DHS Disinformation Governance Board Fact Sheet

The U.S. Department of Homeland Security is charged with safeguarding the United States against threats to its security, including threats exacerbated by disinformation.

Disinformation, which is false information that is deliberately spread with the intent to deceive or mislead, can take many forms. When it comes to DHS’s work, the Department is focused on disinformation that threatens the security of the American people, including disinformation spread by foreign states such as Russia, China, and Iran, or other adversaries such as transnational criminal organizations and human smuggling organizations. Such malicious actors often spread disinformation to exploit vulnerable individuals and the American public, including during national emergencies.

For nearly 10 years, different agencies across DHS have worked to address disinformation that threatens our homeland security. Here are some examples:

  • U.S. Customs and Border Protection (CBP) counters disinformation that cartels and human smugglers spread to migrants to persuade them to cross our southwest border illegally. CBP’s work includes its “Say No to the Coyote” campaign, making clear that entering the United States illegally is a crime. 
  • In 2012, during Hurricane Sandy, the Federal Emergency Management Agency (FEMA) corrected false information about the safety of drinking water and the location of shelters, to protect and serve the hurricane’s victims. FEMA has since built capacity to identify and respond to false information during major disaster responses, including Hurricanes Maria and Ida, during which FEMA provided critical information to protect disaster survivors from targeted scams. FEMA also ensures that disinformation campaigns do not prevent Americans from accessing federal aid during and after disasters.
  • The Cybersecurity and Infrastructure Security Agency (CISA) works with private sector stakeholders to mitigate the risk of disinformation to U.S. critical infrastructure, work that has continued in light of Russia’s invasion of Ukraine.

The Department identifies disinformation that threatens the homeland through publicly available sources, research conducted by academic and other institutions, and information shared by other federal agencies and partners. DHS then shares factual information related to its mission to potentially impacted people and organizations.

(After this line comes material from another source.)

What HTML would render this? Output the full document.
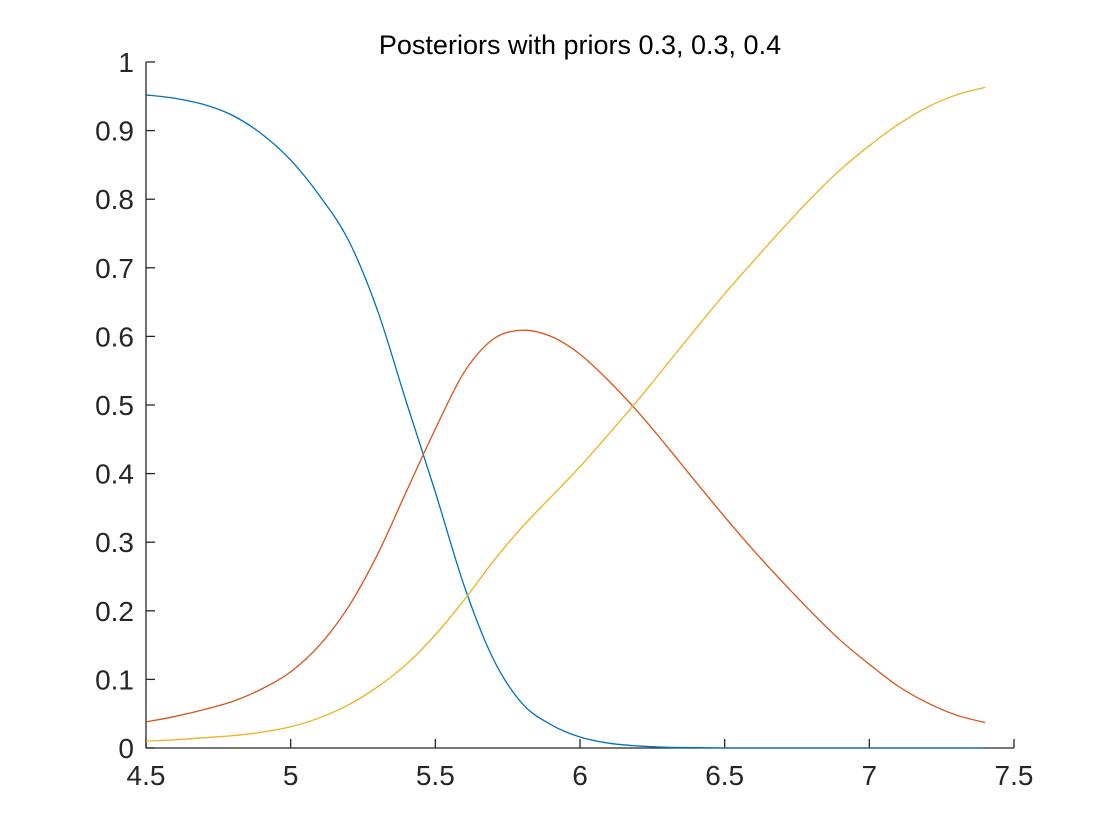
<!DOCTYPE html>
<html><head><meta charset="utf-8"><style>
html,body{margin:0;padding:0;background:#fff;}
svg{display:block;font-family:"Liberation Sans",Arial,sans-serif;}
</style></head><body>
<svg id="chart" width="1120" height="840" viewBox="0 0 1120 840">
<rect width="1120" height="840" fill="#fff"/>
<text x="580" y="54" text-anchor="middle" font-size="27" fill="#000">Posteriors with priors 0.3, 0.3, 0.4</text>
<g id="axes"></g>
<g id="series"></g>
</svg>
<script>
const xVals = [4.5,4.6,4.7,4.8,4.9,5.0,5.1,5.2,5.3,5.4,5.5,5.6,5.7,5.8,5.9,6.0,6.1,6.2,6.3,6.4,6.5,6.6,6.7,6.8,6.9,7.0,7.1,7.2,7.3,7.4];
const class1 = [0.952,0.947,0.938,0.922,0.895,0.857,0.805,0.74,0.638,0.504,0.373,0.236,0.13,0.065,0.034,0.016,0.007,0.003,0.001,0.0005,0,0,0,0,0,0,0,0,0,0];
const class2 = [0.038,0.046,0.056,0.068,0.086,0.111,0.15,0.206,0.282,0.374,0.465,0.548,0.596,0.609,0.60,0.574,0.535,0.49,0.44,0.388,0.337,0.288,0.242,0.198,0.157,0.122,0.09,0.066,0.048,0.037];
const class3 = [0.01,0.012,0.015,0.018,0.023,0.031,0.044,0.063,0.089,0.122,0.165,0.216,0.272,0.322,0.366,0.41,0.458,0.507,0.559,0.611,0.662,0.71,0.757,0.802,0.843,0.878,0.909,0.934,0.952,0.963];
const xTicks = [4.5,5,5.5,6,6.5,7,7.5];
const yTicks = [0,0.1,0.2,0.3,0.4,0.5,0.6,0.7,0.8,0.9,1];
const xTickLabels = ["4.5","5","5.5","6","6.5","7","7.5"];
const yTickLabels = ["0","0.1","0.2","0.3","0.4","0.5","0.6","0.7","0.8","0.9","1"];

const NS="http://www.w3.org/2000/svg";
const X0=146,X1=1014,Y0=748,Y1=62;
const sx=v=>X0+(v-4.5)/(7.5-4.5)*(X1-X0);
const sy=v=>Y0-(v-0)/(1-0)*(Y0-Y1);
function mk(t,a,p){const e=document.createElementNS(NS,t);for(const k in a)e.setAttribute(k,a[k]);p.appendChild(e);return e;}
const axes=document.getElementById('axes');
const yl=mk('line',{x1:X0,y1:Y0,x2:X0,y2:Y1,stroke:'#262626','stroke-width':1.3},axes);


const xl=mk('line',{x1:X0,y1:Y0,x2:X1,y2:Y0,stroke:'#262626','stroke-width':1.3},axes);


xTicks.forEach((v,i)=>{
  const t=mk('line',{x1:sx(v),y1:Y0,x2:sx(v),y2:Y0-9,stroke:'#262626','stroke-width':1.3},axes);
  
  
  const l=mk('text',{x:sx(v),y:Y0+37,'text-anchor':'middle','font-size':28,fill:'#262626'},axes);
  l.textContent=xTickLabels[i];
  
  
});
yTicks.forEach((v,i)=>{
  const t=mk('line',{x1:X0,y1:sy(v),x2:X0+9,y2:sy(v),stroke:'#262626','stroke-width':1.3},axes);
  
  
  const l=mk('text',{x:X0-12,y:sy(v)+10,'text-anchor':'end','font-size':28,fill:'#262626'},axes);
  l.textContent=yTickLabels[i];
  
  
});
const series=document.getElementById('series');
function path(vals){
  const p=xVals.map((x,i)=>[sx(x),sy(vals[i])]);
  let d='M'+p[0][0]+','+p[0][1];
  for(let i=0;i<p.length-1;i++){
    const p0=p[Math.max(0,i-1)],p1=p[i],p2=p[i+1],p3=p[Math.min(p.length-1,i+2)];
    const c1=[p1[0]+(p2[0]-p0[0])/6,p1[1]+(p2[1]-p0[1])/6];
    const c2=[p2[0]-(p3[0]-p1[0])/6,p2[1]-(p3[1]-p1[1])/6];
    d+=' C'+c1+' '+c2+' '+p2;
  }
  return d;
}
const s1=mk('path',{d:path(class1),fill:'none',stroke:'#0072BD','stroke-width':1.3},series);


const s2=mk('path',{d:path(class2),fill:'none',stroke:'#D95319','stroke-width':1.3},series);


const s3=mk('path',{d:path(class3),fill:'none',stroke:'#EDB120','stroke-width':1.3},series);


</script>
</body></html>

The Department is deeply committed to doing all of its work in a way that protects Americans’ freedom of speech, civil rights, civil liberties, and privacy. In fact, the Disinformation Governance Board is an internal working group that was established with the explicit goal of ensuring these protections are appropriately incorporated across DHS’s disinformation-related work and that rigorous safeguards are in place. The working group also seeks to coordinate the Department’s engagements on this subject with other federal agencies and a diverse range of external stakeholders. The working group does not have any operational authority or capability.

There has been confusion about the working group, its role, and its activities. The reaction to this working group has prompted DHS to assess what steps we should take to build the trust needed for the Department to be effective in this space. As a result, we will be taking the following additional steps:

  • Under Secretary Mayorkas’s leadership, the Department has renewed its commitment to transparency and openness with the public and Congress. DHS will proactively release comprehensive quarterly reports about the working group’s activities to Congress, including its oversight committees. 
  • Secretary Mayorkas will request that the bipartisan Homeland Security Advisory Council (HSAC) make recommendations for how the Department can most effectively and appropriately address disinformation that poses a threat to the homeland, while protecting free speech and other fundamental rights, and that HSAC Co-Chair Jamie Gorelick and HSAC Member Michael Chertoff lead this effort. Ms. Gorelick is a former U.S. Deputy Attorney General and Mr. Chertoff was Secretary of Homeland Security during President George W. Bush’s Administration. 
  • At Secretary Mayorkas’s request, DHS is exploring additional ways to enhance the public’s trust in this important work. 

The working group is co-chaired by the DHS Office of Policy and Office of the General Counsel, and includes other DHS leaders from CISA, FEMA, CBP, the Office for Civil Rights and Civil Liberties, Office of Intelligence and Analysis, Science and Technology Directorate, and Privacy Office.